### Exercise prompt
Begin at the first line of the data and copy each line through the one containing "var myChart = echarts.init(document.getElementById('main'));", that line included, with no pictures.

[Stored data entries]
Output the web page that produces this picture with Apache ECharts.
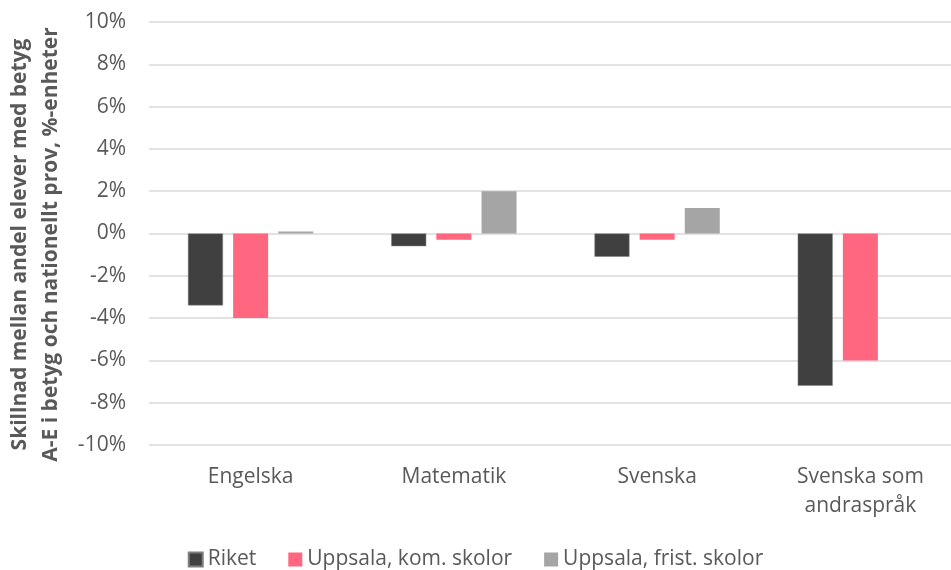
<!DOCTYPE html>
<html>
<head>
    <meta charset="utf-8">
    <script src="https://cdn.jsdelivr.net/npm/echarts@6/dist/echarts.min.js"></script>
</head>
<body style="margin:0">
<div id="main" style="width:951px;height:570px;"></div>
<script type="text/javascript">
    // ämnen och värden (%-enheter)
    var categories = ['Engelska', 'Matematik', 'Svenska', 'Svenska som\nandraspråk'];
    var riket = [-3.4, -0.6, -1.1, -7.2];
    var uppsalaKom = [-4.0, -0.3, -0.3, -6.0];
    var uppsalaFrist = [0.1, 2.0, 1.2, null];
    var yTicks = [-10, -8, -6, -4, -2, 0, 2, 4, 6, 8, 10];

    var font = 'Open Sans';
    var myChart = echarts.init(document.getElementById('main'));

    myChart.setOption({
        animation: false,
        textStyle: {fontFamily: font},
        grid: {left: 149, width: 813, top: 22, bottom: 125, outerBoundsMode: 'none', containLabel: false},
        legend: {
            top: 544,
            left: 'center',
            itemWidth: 14,
            itemHeight: 14,
            itemGap: 32,
            itemTextGap: 7,
            icon: 'rect',
            textStyle: {fontSize: 21, color: '#595959', fontFamily: font},
            data: ['Riket', 'Uppsala, kom. skolor', 'Uppsala, frist. skolor']
        },
        xAxis: {
            type: 'category',
            data: categories,
            axisLine: {show: false, onZero: false},
            axisTick: {show: false},
            axisLabel: {
                fontSize: 21,
                color: '#595959',
                margin: 18,
                lineHeight: 29
            }
        },
        yAxis: {
            type: 'value',
            min: yTicks[0],
            max: yTicks[yTicks.length - 1],
            interval: 2,
            name: 'Skillnad mellan andel elever med betyg\nA-E i betyg och nationellt prov, %-enheter',
            nameLocation: 'middle',
            nameGap: 82,
            nameTextStyle: {
                fontSize: 21,
                fontWeight: 'bold',
                color: '#595959',
                lineHeight: 31,
                padding: [0, 22, 0, 0]
            },
            axisLabel: {
                fontSize: 21,
                color: '#595959',
                margin: 23,
                formatter: function (v) { return v + '%'; }
            },
            splitLine: {lineStyle: {color: '#D9D9D9', width: 1.5}}
        },
        series: [
            {
                name: 'Riket',
                type: 'bar',
                data: riket,
                barWidth: 35,
                barGap: '29%',
                itemStyle: {color: '#404040', borderColor: '#7f7f7f', borderWidth: 0.5}
            },
            {
                name: 'Uppsala, kom. skolor',
                type: 'bar',
                data: uppsalaKom,
                barWidth: 35,
                barGap: '29%',
                itemStyle: {color: '#FF6680'}
            },
            {
                name: 'Uppsala, frist. skolor',
                type: 'bar',
                data: uppsalaFrist,
                barWidth: 35,
                barGap: '29%',
                itemStyle: {color: '#A5A5A5'}
            }
        ]
    });
</script>
</body>
</html>
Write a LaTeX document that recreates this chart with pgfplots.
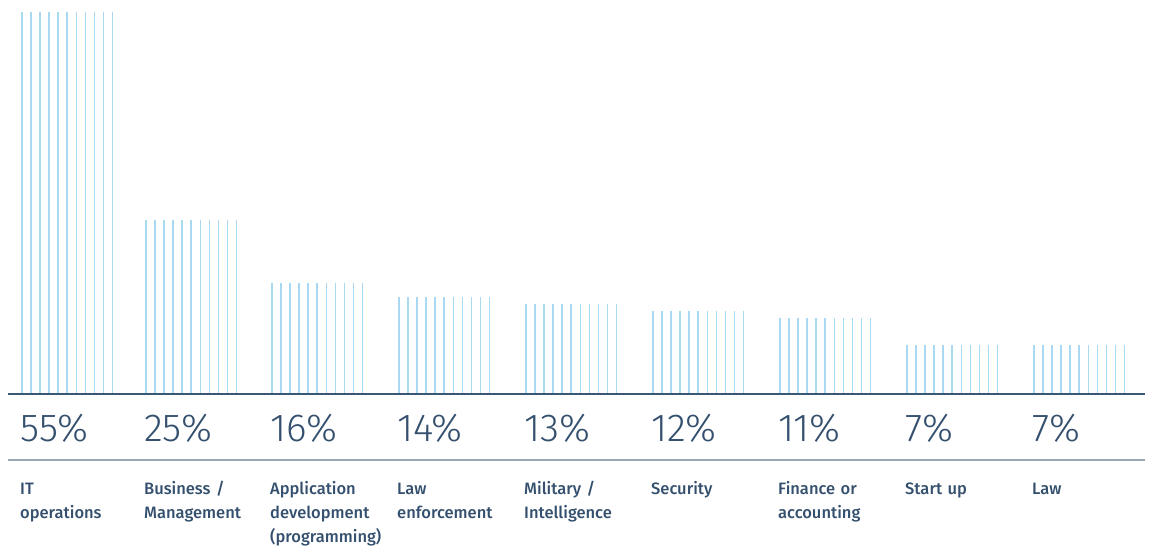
\documentclass[border=0pt]{standalone}
\usepackage{pgfplots}
\pgfplotsset{compat=1.18}
\usepackage{pgfplotstable}
\usepackage{fontspec}
\newfontfamily\pctfont{Fira Sans}[UprightFont={* Light}]
\newfontfamily\catfont{Fira Sans}[UprightFont={* Medium}]
\definecolor{barblue}{HTML}{A9D8F2}
\definecolor{basedark}{HTML}{3B5876}
\definecolor{linegrey}{HTML}{9AA7B5}
\definecolor{txt}{HTML}{34506E}
\pgfplotstableread{
x v
22 55
146 25
272 16
399 14
526 13
653 12
780 11
907 7
1034 7
}\data
\tikzset{pct/.style={anchor=base west, inner sep=0pt, text=txt, font=\pctfont\fontsize{39}{39}\selectfont},
cat/.style={anchor=base west, inner sep=0pt, text=txt, align=left, text width=125pt, font=\catfont\fontsize{16.5}{24}\selectfont}}
\begin{document}
\begin{tikzpicture}
\begin{axis}[
  width=1153pt, height=546pt, scale only axis,
  xmin=0, xmax=1153, ymin=-21.89, ymax=56.73,
  axis lines=none, clip=false,
]
\path (rel axis cs:0,0) rectangle (rel axis cs:1,1);
\pgfplotsinvokeforeach{0,...,10}{
  \addplot[ycomb, barblue, line width=1.6pt, no marks] table[x expr=\thisrow{x}+#1*9.05, y=v]{\data};
}
\draw[basedark, line width=1.3pt] (axis cs:8,0) -- (axis cs:1145,0);
\draw[linegrey, line width=1.6pt] (axis cs:8,-9.5) -- (axis cs:1145,-9.5);
\node[pct] at (axis cs:20,-6.91) {55\%};
\node[pct] at (axis cs:144,-6.91) {25\%};
\node[pct] at (axis cs:270,-6.91) {16\%};
\node[pct] at (axis cs:397,-6.91) {14\%};
\node[pct] at (axis cs:524,-6.91) {13\%};
\node[pct] at (axis cs:651,-6.91) {12\%};
\node[pct] at (axis cs:778,-6.91) {11\%};
\node[pct] at (axis cs:905,-6.91) {7\%};
\node[pct] at (axis cs:1032,-6.91) {7\%};
\node[cat] at (axis cs:20,-14.54) {IT\\operations};
\node[cat] at (axis cs:144,-14.54) {Business /\\Management};
\node[cat] at (axis cs:270,-14.54) {Application\\development\\(programming)};
\node[cat] at (axis cs:397,-14.54) {Law\\enforcement};
\node[cat] at (axis cs:524,-14.54) {Military /\\Intelligence};
\node[cat] at (axis cs:651,-14.54) {Security};
\node[cat] at (axis cs:778,-14.54) {Finance or\\accounting};
\node[cat] at (axis cs:905,-14.54) {Start up};
\node[cat] at (axis cs:1032,-14.54) {Law};
\end{axis}
\pgfresetboundingbox
\path (current axis.south west) rectangle (current axis.north east);
\end{tikzpicture}
\end{document}
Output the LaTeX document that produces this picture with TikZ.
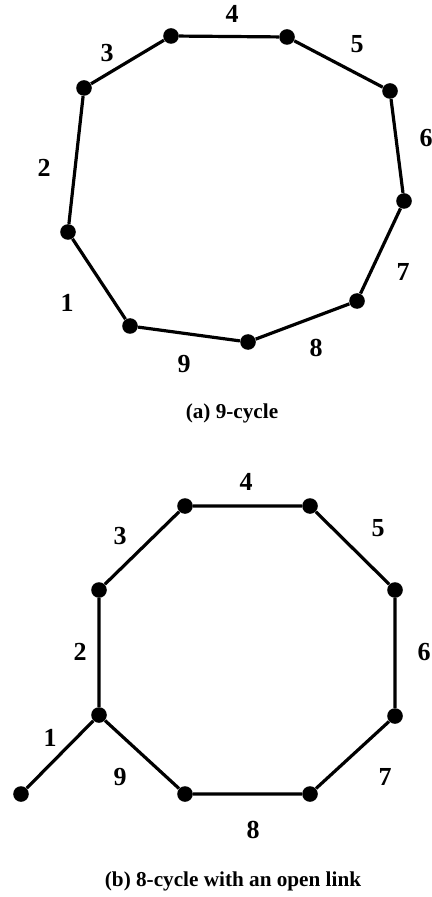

### Problem solution
Output the web page that produces this picture with Apache ECharts.
<!DOCTYPE html>
<html>
<head>
    <meta charset="utf-8">
    <script src="https://cdn.jsdelivr.net/npm/echarts@6/dist/echarts.min.js"></script>
</head>
<body style="margin:0">
<div id="main" style="width:951px;height:570px;"></div>
<script type="text/javascript">
    // ämnen och värden (%-enheter)
    var categories = ['Engelska', 'Matematik', 'Svenska', 'Svenska som\nandraspråk'];
    var riket = [-3.4, -0.6, -1.1, -7.2];
    var uppsalaKom = [-4.0, -0.3, -0.3, -6.0];
    var uppsalaFrist = [0.1, 2.0, 1.2, null];
    var yTicks = [-10, -8, -6, -4, -2, 0, 2, 4, 6, 8, 10];

    var font = 'Open Sans';
    var myChart = echarts.init(document.getElementById('main'));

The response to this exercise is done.